## What the task asks
For this exercise, copy out each line of the material below that includes "chart".

(Saved entries)
--- begin ---

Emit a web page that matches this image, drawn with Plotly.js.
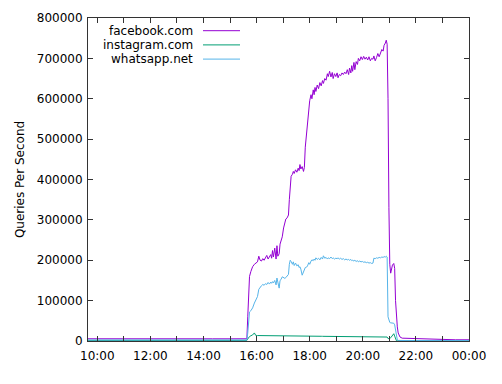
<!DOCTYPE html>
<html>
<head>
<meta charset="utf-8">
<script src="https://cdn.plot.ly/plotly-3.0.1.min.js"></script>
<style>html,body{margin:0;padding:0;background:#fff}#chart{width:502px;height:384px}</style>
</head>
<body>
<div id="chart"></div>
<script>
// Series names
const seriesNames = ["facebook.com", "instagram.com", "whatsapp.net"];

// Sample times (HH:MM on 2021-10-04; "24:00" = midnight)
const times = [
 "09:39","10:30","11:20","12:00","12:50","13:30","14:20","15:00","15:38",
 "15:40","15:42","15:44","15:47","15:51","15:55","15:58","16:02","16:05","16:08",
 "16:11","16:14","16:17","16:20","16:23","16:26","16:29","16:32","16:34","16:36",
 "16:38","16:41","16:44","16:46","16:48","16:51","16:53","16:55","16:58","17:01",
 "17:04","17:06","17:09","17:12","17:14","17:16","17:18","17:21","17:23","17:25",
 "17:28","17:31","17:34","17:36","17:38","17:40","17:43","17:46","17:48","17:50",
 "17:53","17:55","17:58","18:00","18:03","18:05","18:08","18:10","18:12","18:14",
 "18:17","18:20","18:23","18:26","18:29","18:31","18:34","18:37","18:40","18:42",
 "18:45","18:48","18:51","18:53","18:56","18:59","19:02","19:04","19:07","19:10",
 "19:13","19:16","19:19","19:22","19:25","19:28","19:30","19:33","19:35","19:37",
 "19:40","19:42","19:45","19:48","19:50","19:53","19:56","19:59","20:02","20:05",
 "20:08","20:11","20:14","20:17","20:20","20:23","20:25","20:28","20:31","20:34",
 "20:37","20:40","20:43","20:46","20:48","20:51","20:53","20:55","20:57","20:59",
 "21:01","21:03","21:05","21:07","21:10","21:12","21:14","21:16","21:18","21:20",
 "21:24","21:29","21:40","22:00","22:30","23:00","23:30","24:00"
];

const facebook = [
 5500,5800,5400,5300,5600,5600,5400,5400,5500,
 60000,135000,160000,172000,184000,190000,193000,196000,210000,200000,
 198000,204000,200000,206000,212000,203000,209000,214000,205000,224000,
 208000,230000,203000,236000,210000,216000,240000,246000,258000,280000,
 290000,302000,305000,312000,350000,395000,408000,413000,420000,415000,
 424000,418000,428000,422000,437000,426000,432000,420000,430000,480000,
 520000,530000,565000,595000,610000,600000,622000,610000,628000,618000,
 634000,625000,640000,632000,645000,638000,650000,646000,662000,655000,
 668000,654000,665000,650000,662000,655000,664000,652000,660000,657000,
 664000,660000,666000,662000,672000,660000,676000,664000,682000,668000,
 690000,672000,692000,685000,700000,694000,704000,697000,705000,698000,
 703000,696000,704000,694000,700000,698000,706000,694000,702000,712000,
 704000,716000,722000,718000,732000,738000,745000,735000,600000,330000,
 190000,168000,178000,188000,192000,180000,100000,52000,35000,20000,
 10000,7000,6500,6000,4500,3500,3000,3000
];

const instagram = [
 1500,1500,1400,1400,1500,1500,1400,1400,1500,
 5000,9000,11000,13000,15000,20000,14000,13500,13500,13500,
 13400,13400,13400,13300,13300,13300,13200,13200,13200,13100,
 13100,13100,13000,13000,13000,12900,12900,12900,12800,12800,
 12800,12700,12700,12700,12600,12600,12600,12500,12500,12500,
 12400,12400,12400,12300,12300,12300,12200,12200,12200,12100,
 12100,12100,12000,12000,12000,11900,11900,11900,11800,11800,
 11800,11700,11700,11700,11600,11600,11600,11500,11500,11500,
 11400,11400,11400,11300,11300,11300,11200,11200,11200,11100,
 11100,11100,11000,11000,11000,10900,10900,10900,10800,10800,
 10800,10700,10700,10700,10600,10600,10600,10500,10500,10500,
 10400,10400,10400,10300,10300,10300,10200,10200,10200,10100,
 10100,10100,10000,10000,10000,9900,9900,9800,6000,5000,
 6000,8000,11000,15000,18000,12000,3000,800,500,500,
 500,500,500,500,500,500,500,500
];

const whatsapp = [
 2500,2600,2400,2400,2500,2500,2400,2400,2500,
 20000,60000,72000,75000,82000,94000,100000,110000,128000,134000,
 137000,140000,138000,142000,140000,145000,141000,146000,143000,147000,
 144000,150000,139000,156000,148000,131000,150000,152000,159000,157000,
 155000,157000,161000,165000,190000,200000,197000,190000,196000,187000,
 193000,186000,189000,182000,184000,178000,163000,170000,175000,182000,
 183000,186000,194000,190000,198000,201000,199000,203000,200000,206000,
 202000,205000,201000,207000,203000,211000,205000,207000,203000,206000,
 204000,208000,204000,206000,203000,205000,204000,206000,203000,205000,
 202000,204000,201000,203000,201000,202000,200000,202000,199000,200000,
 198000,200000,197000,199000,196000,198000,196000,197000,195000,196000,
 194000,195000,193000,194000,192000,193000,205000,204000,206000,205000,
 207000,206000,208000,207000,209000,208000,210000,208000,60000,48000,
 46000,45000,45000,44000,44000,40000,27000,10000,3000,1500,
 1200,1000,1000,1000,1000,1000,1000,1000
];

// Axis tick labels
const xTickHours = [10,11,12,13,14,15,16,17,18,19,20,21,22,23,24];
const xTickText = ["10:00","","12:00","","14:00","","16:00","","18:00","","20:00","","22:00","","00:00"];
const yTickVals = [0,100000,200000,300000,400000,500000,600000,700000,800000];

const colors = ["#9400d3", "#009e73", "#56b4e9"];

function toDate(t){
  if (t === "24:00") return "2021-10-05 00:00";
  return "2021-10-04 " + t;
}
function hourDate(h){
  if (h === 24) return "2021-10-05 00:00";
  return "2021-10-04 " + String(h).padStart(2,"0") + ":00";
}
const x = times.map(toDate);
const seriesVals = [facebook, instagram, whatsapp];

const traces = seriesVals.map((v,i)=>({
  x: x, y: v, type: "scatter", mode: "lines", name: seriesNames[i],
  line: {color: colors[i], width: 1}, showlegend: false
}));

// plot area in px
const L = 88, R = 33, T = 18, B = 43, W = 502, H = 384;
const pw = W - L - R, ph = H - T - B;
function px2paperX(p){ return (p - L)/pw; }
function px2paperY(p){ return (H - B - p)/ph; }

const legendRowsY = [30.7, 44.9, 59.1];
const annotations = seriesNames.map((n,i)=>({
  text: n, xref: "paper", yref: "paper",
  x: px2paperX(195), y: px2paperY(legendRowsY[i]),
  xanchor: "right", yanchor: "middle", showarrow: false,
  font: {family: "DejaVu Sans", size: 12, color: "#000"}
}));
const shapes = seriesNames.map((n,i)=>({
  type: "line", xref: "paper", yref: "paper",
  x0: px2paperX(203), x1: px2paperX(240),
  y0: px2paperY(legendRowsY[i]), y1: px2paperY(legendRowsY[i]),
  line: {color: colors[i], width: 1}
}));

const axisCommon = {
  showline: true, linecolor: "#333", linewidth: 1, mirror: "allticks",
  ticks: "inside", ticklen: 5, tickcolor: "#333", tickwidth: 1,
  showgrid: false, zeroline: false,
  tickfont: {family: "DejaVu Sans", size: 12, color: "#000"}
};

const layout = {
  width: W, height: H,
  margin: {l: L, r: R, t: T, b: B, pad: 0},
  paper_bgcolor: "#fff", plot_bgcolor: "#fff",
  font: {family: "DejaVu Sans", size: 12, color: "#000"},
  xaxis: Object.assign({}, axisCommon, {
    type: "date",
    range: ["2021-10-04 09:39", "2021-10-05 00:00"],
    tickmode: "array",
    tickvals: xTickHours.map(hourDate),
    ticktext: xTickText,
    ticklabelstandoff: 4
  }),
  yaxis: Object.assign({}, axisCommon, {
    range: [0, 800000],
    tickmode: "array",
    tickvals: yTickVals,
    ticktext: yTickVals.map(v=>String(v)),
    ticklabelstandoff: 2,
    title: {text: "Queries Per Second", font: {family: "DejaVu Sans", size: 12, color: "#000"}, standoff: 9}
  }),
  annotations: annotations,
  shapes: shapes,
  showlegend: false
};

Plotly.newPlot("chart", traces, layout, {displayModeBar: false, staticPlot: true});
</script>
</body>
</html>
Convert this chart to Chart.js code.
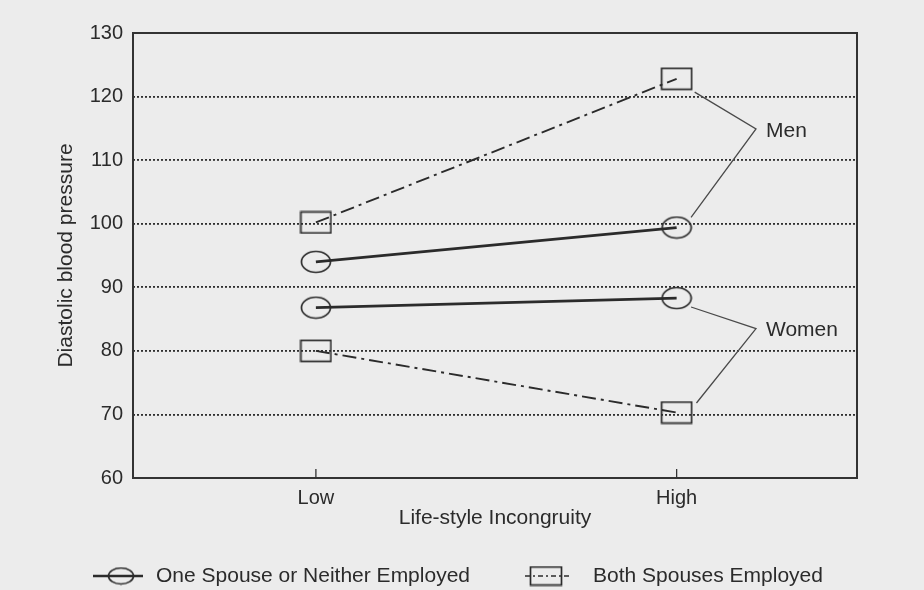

--- end ---

## Task output
<style>html,body{margin:0;padding:0;background:#fff}#chart{width:502px;height:384px}</style>
<div id="chart"></div>
Plotly.newPlot("chart", traces, layout, {displayModeBar: false, staticPlot: true});
Convert this chart to Chart.js code.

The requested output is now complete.